I think that is why the weekly number is only 50. It's a net.


Not to mention that some number of those LOC are unit tests / integration tests (Which can take more code than a feature.)


mmh. usually the LoC of unittests/integration/end2end are much more than the code under test. In my experience: between 3-6 times as much.


What do Doom 3 and Yelp have to do with each other?


You'd hope a CRUD app used in "hello world" tutorials (https://www.fullstackreact.com/articles/react-tutorial-cloni...) would be simpler than a 3d physics engine.


Displaying a list and showing a map is one feature of Yelp, but you could also say showing "hello world" in 3D text with OpenGL is a 3D graphics engine. In the real world they are both complicated things.

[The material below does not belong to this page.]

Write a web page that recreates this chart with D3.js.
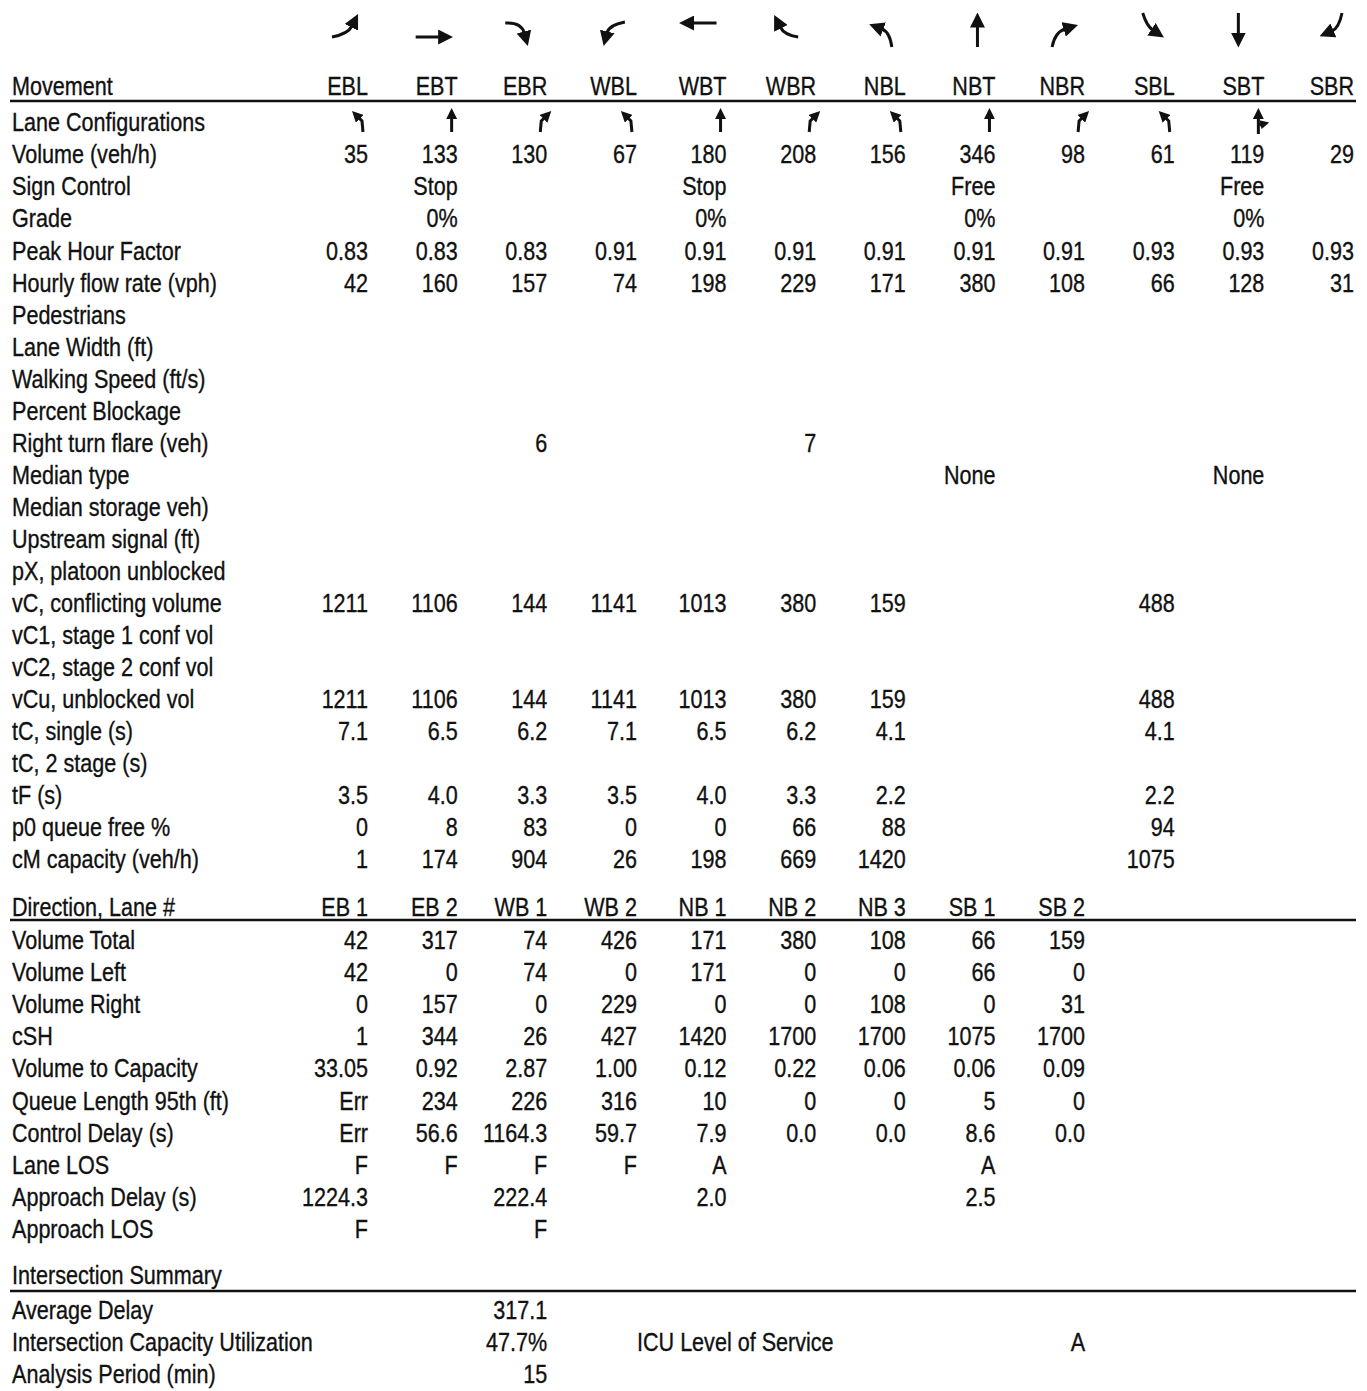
<!DOCTYPE html>
<html>
<head>
<meta charset="utf-8">
<script src="https://cdn.jsdelivr.net/npm/d3@7"></script>
<style>
  html, body { margin: 0; padding: 0; background: #fff; }
  svg { display: block; }
  text { font-family: "Liberation Sans", Arial, sans-serif; font-size: 26px; fill: #111; stroke: #111; stroke-width: 0.35px; }
</style>
</head>
<body>
<svg id="chart" width="1367" height="1391"></svg>
<script>
// ---------------- DATA ----------------
const movements = ["EBL","EBT","EBR","WBL","WBT","WBR","NBL","NBT","NBR","SBL","SBT","SBR"];
const laneConfig = ["L","T","R","L","T","R","L","T","R","L","TR",""];

const volume        = [35,133,130,67,180,208,156,346,98,61,119,29];
const signControl   = ["","Stop","","","Stop","","","Free","","","Free",""];
const grade         = ["","0%","","","0%","","","0%","","","0%",""];
const peakHourFactor= ["0.83","0.83","0.83","0.91","0.91","0.91","0.91","0.91","0.91","0.93","0.93","0.93"];
const hourlyFlow    = [42,160,157,74,198,229,171,380,108,66,128,31];
const rightTurnFlare= ["","","6","","","7","","","","","",""];
const medianType    = ["","","","","","","","None","","","None",""];
const vC            = [1211,1106,144,1141,1013,380,159,"","",488,"",""];
const vCu           = [1211,1106,144,1141,1013,380,159,"","",488,"",""];
const tCsingle      = ["7.1","6.5","6.2","7.1","6.5","6.2","4.1","","","4.1","",""];
const tF            = ["3.5","4.0","3.3","3.5","4.0","3.3","2.2","","","2.2","",""];
const p0            = [0,8,83,0,0,66,88,"","",94,"",""];
const cM            = [1,174,904,26,198,669,1420,"","",1075,"",""];
const empty12       = ["","","","","","","","","","","",""];

const movementRows = [
  ["Lane Configurations", empty12],
  ["Volume (veh/h)", volume],
  ["Sign Control", signControl],
  ["Grade", grade],
  ["Peak Hour Factor", peakHourFactor],
  ["Hourly flow rate (vph)", hourlyFlow],
  ["Pedestrians", empty12],
  ["Lane Width (ft)", empty12],
  ["Walking Speed (ft/s)", empty12],
  ["Percent Blockage", empty12],
  ["Right turn flare (veh)", rightTurnFlare],
  ["Median type", medianType],
  ["Median storage veh)", empty12],
  ["Upstream signal (ft)", empty12],
  ["pX, platoon unblocked", empty12],
  ["vC, conflicting volume", vC],
  ["vC1, stage 1 conf vol", empty12],
  ["vC2, stage 2 conf vol", empty12],
  ["vCu, unblocked vol", vCu],
  ["tC, single (s)", tCsingle],
  ["tC, 2 stage (s)", empty12],
  ["tF (s)", tF],
  ["p0 queue free %", p0],
  ["cM capacity (veh/h)", cM]
];

const lanes          = ["EB 1","EB 2","WB 1","WB 2","NB 1","NB 2","NB 3","SB 1","SB 2"];
const volumeTotal    = [42,317,74,426,171,380,108,66,159];
const volumeLeft     = [42,0,74,0,171,0,0,66,0];
const volumeRight    = [0,157,0,229,0,0,108,0,31];
const cSH            = [1,344,26,427,1420,1700,1700,1075,1700];
const volToCapacity  = ["33.05","0.92","2.87","1.00","0.12","0.22","0.06","0.06","0.09"];
const queueLength95  = ["Err",234,226,316,10,0,0,5,0];
const controlDelay   = ["Err","56.6","1164.3","59.7","7.9","0.0","0.0","8.6","0.0"];
const laneLOS        = ["F","F","F","F","A","","","A",""];
const approachDelay  = ["1224.3","","222.4","","2.0","","","2.5",""];
const approachLOS    = ["F","","F","","","","","",""];

const laneRows = [
  ["Volume Total", volumeTotal],
  ["Volume Left", volumeLeft],
  ["Volume Right", volumeRight],
  ["cSH", cSH],
  ["Volume to Capacity", volToCapacity],
  ["Queue Length 95th (ft)", queueLength95],
  ["Control Delay (s)", controlDelay],
  ["Lane LOS", laneLOS],
  ["Approach Delay (s)", approachDelay],
  ["Approach LOS", approachLOS]
];

const summaryLabels = ["Average Delay","Intersection Capacity Utilization","Analysis Period (min)"];
const summaryValues = ["317.1","47.7%","15"];
const icuLabel = "ICU Level of Service";
const icuLOS = "A";

// ---------------- DRAW ----------------
const svg = d3.select("#chart");
const SX = 0.83; // narrow face
const labelX = 12;

const x = d3.scaleLinear().domain([0, 11]).range([368, 1354]);
const y1 = d3.scaleLinear().domain([1, 24]).range([122, 859]);
const headerY1 = 86;
const y2 = d3.scaleLinear().domain([0, 10]).range([907, 1229]);
const y3 = d3.scaleLinear().domain([1, 3]).range([1310, 1374]);
const headerY3 = 1275;

function txt(g, str, px, py, anchor) {
  g.append("text")
    .attr("transform", `translate(${px},${py}) scale(${SX},1)`)
    .attr("dy", "0.36em")
    .attr("text-anchor", anchor || "start")
    .text(str);
}

const gText = svg.append("g");

txt(gText, "Movement", labelX, headerY1);
movements.forEach((m, i) => txt(gText, m, x(i), headerY1, "end"));

movementRows.forEach((row, r) => {
  const yy = y1(r + 1);
  txt(gText, row[0], labelX, yy);
  row[1].forEach((v, i) => { if (v !== "") txt(gText, String(v), x(i), yy, "end"); });
});

txt(gText, "Direction, Lane #", labelX, y2(0));
lanes.forEach((l, i) => txt(gText, l, x(i), y2(0), "end"));
laneRows.forEach((row, r) => {
  const yy = y2(r + 1);
  txt(gText, row[0], labelX, yy);
  row[1].forEach((v, i) => { if (v !== "") txt(gText, String(v), x(i), yy, "end"); });
});

txt(gText, "Intersection Summary", labelX, headerY3);
summaryLabels.forEach((l, r) => {
  txt(gText, l, labelX, y3(r + 1));
  txt(gText, summaryValues[r], x(2), y3(r + 1), "end");
});
txt(gText, icuLabel, 637, y3(2));
txt(gText, icuLOS, x(8), y3(2), "end");

// rules
[101, 920, 1291].forEach(yy => {
  svg.append("line").attr("x1", 10).attr("x2", 1356).attr("y1", yy).attr("y2", yy)
    .attr("stroke", "#111").attr("stroke-width", 2.6);
});

// arrow markers
const defs = svg.append("defs");
function marker(id, size) {
  defs.append("marker").attr("id", id)
    .attr("viewBox", "0 0 10 10").attr("refX", 1).attr("refY", 5)
    .attr("markerUnits", "userSpaceOnUse")
    .attr("markerWidth", size).attr("markerHeight", size)
    .attr("orient", "auto")
    .append("path").attr("d", "M0,0 L10,5 L0,10 Z").attr("fill", "#111");
}
marker("headBig", 15);
marker("headSmall", 11);
marker("headTiny", 9);

const movementArrows = {
  EBL: "M-16,37 Q0,34 4,26",
  EBT: "M-22,37 L2,37",
  EBR: "M-22,23 Q-6,22 -3,33",
  WBL: "M8,22 Q-8,25 -10,33",
  WBT: "M10,23 L-14,23",
  WBR: "M2,37 Q-12,35 -16,27",
  NBL: "M6,47 Q4,32 -4,29",
  NBT: "M2,47 L2,26",
  NBR: "M-13,47 Q-10,32 0,29",
  SBL: "M-12,13 Q-8,26 -2,30",
  SBT: "M-6,13 L-6,34",
  SBR: "M8,13 Q5,28 -2,31"
};
const gArrows = svg.append("g");
movements.forEach((m, i) => {
  gArrows.append("path")
    .attr("transform", `translate(${x(i) - 20},0)`)
    .attr("d", movementArrows[m])
    .attr("fill", "none").attr("stroke", "#111").attr("stroke-width", 3)
    .attr("marker-end", "url(#headBig)");
});

const laneShapes = {
  L: [["M1,132 L0,121 L-3,118", "headSmall"]],
  T: [["M0,132 L0,118", "headSmall"]],
  R: [["M-1,132 L0,121 L3,118", "headSmall"]],
  TR: [["M0,134 L0,118", "headSmall"], ["M1,125 L3,124.5", "headTiny"]]
};
const gLanes = svg.append("g");
laneConfig.forEach((c, i) => {
  if (!c) return;
  laneShapes[c].forEach(([d, mk]) => {
    gLanes.append("path")
      .attr("transform", `translate(${x(i) - 6},0)`)
      .attr("d", d)
      .attr("fill", "none").attr("stroke", "#111").attr("stroke-width", 3)
      .attr("marker-end", `url(#${mk})`);
  });
});
</script>
</body>
</html>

You realize that just because a tutorial that purports to build a Yelp clone does not mean that it will actually teach you to build the entirety of the Yelp app, right?


I work on a code base based on UE4. There's well over 3million LOC.


Maybe counting all the dependencies? You know, you need millions of lines of code to run an npm powered js app :)


one of my big questions is how did you arrange security? Kerberos? What about maintaining service-users and permissions to send / rec messages, or some form of web of trust? With message based comms encryption for the intended users becomes possible?


That's cool and all, but let us not forget that Yelp are extortionist jerks who fuck over small businesses.


As far as I can tell those accusations have not been substantiated. I'm ready to believe it if you have evidence - a recording of a Yelp salesperson using extorionate language would do.


When we're talking about 5-50k msgs per second I'll be mildly interested.


Yelp may have a value, but it is not proportional to the square of the number of users.